**What is required:** Reproduce the listing below exactly, minus its pictures.

**Source material:**

** Start **

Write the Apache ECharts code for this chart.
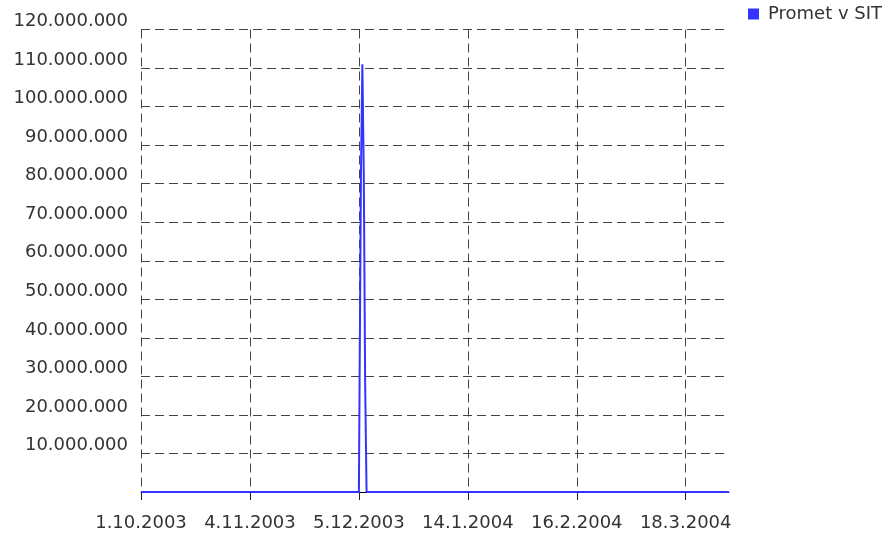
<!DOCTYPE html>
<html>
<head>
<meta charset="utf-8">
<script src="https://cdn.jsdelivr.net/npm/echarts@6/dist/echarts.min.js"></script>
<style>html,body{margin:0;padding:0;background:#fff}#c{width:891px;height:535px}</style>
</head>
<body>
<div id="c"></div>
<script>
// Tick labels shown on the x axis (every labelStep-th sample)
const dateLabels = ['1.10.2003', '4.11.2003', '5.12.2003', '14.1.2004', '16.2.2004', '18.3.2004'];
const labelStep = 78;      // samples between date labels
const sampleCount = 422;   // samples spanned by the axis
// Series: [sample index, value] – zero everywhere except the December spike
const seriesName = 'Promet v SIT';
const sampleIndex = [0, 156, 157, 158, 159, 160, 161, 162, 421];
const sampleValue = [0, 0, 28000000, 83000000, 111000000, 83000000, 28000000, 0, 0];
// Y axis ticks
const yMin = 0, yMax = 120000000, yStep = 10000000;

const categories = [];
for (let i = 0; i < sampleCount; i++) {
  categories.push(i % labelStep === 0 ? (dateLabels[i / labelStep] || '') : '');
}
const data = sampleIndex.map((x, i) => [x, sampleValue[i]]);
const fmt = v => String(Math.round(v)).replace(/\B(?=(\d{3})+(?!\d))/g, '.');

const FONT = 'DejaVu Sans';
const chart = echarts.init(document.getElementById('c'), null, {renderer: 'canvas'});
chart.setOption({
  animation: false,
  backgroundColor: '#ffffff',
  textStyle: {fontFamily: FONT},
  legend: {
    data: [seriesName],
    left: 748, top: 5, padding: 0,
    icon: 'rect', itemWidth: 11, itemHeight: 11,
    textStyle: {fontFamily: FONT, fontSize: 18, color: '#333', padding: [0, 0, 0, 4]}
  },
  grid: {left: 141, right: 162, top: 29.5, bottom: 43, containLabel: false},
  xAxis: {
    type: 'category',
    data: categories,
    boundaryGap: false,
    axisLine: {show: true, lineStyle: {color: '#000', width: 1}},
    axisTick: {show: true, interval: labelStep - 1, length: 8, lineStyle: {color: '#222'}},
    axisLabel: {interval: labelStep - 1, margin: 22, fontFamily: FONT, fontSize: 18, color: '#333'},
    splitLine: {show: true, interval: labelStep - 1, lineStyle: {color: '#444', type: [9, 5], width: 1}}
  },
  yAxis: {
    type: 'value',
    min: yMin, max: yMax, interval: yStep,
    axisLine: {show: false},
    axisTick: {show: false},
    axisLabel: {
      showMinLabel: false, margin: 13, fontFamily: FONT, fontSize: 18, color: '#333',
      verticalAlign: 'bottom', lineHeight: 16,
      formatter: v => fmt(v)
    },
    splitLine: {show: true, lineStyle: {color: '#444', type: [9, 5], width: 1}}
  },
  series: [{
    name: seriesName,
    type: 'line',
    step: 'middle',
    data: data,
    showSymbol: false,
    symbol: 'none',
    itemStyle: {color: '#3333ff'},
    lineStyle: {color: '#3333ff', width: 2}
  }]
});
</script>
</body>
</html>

** End **

**Answer to the task:**
Write the Apache ECharts code for this chart.
<!DOCTYPE html>
<html>
<head>
<meta charset="utf-8">
<script src="https://cdn.jsdelivr.net/npm/echarts@6/dist/echarts.min.js"></script>
<style>html,body{margin:0;padding:0;background:#fff}#c{width:891px;height:535px}</style>
</head>
<body>
<div id="c"></div>
<script>
// Tick labels shown on the x axis (every labelStep-th sample)
const dateLabels = ['1.10.2003', '4.11.2003', '5.12.2003', '14.1.2004', '16.2.2004', '18.3.2004'];
const labelStep = 78;      // samples between date labels
const sampleCount = 422;   // samples spanned by the axis
// Series: [sample index, value] – zero everywhere except the December spike
const seriesName = 'Promet v SIT';
const sampleIndex = [0, 156, 157, 158, 159, 160, 161, 162, 421];
const sampleValue = [0, 0, 28000000, 83000000, 111000000, 83000000, 28000000, 0, 0];
// Y axis ticks
const yMin = 0, yMax = 120000000, yStep = 10000000;

const categories = [];
for (let i = 0; i < sampleCount; i++) {
  categories.push(i % labelStep === 0 ? (dateLabels[i / labelStep] || '') : '');
}
const data = sampleIndex.map((x, i) => [x, sampleValue[i]]);
const fmt = v => String(Math.round(v)).replace(/\B(?=(\d{3})+(?!\d))/g, '.');

const FONT = 'DejaVu Sans';
const chart = echarts.init(document.getElementById('c'), null, {renderer: 'canvas'});
chart.setOption({
  animation: false,
  backgroundColor: '#ffffff',
  textStyle: {fontFamily: FONT},
  legend: {
    data: [seriesName],
    left: 748, top: 5, padding: 0,
    icon: 'rect', itemWidth: 11, itemHeight: 11,
    textStyle: {fontFamily: FONT, fontSize: 18, color: '#333', padding: [0, 0, 0, 4]}
  },
  grid: {left: 141, right: 162, top: 29.5, bottom: 43, containLabel: false},
  xAxis: {
    type: 'category',
    data: categories,
    boundaryGap: false,
    axisLine: {show: true, lineStyle: {color: '#000', width: 1}},
    axisTick: {show: true, interval: labelStep - 1, length: 8, lineStyle: {color: '#222'}},
    axisLabel: {interval: labelStep - 1, margin: 22, fontFamily: FONT, fontSize: 18, color: '#333'},
    splitLine: {show: true, interval: labelStep - 1, lineStyle: {color: '#444', type: [9, 5], width: 1}}
  },
  yAxis: {
    type: 'value',
    min: yMin, max: yMax, interval: yStep,
    axisLine: {show: false},
    axisTick: {show: false},
    axisLabel: {
      showMinLabel: false, margin: 13, fontFamily: FONT, fontSize: 18, color: '#333',
      verticalAlign: 'bottom', lineHeight: 16,
      formatter: v => fmt(v)
    },
    splitLine: {show: true, lineStyle: {color: '#444', type: [9, 5], width: 1}}
  },
  series: [{
    name: seriesName,
    type: 'line',
    step: 'middle',
    data: data,
    showSymbol: false,
    symbol: 'none',
    itemStyle: {color: '#3333ff'},
    lineStyle: {color: '#3333ff', width: 2}
  }]
});
</script>
</body>
</html>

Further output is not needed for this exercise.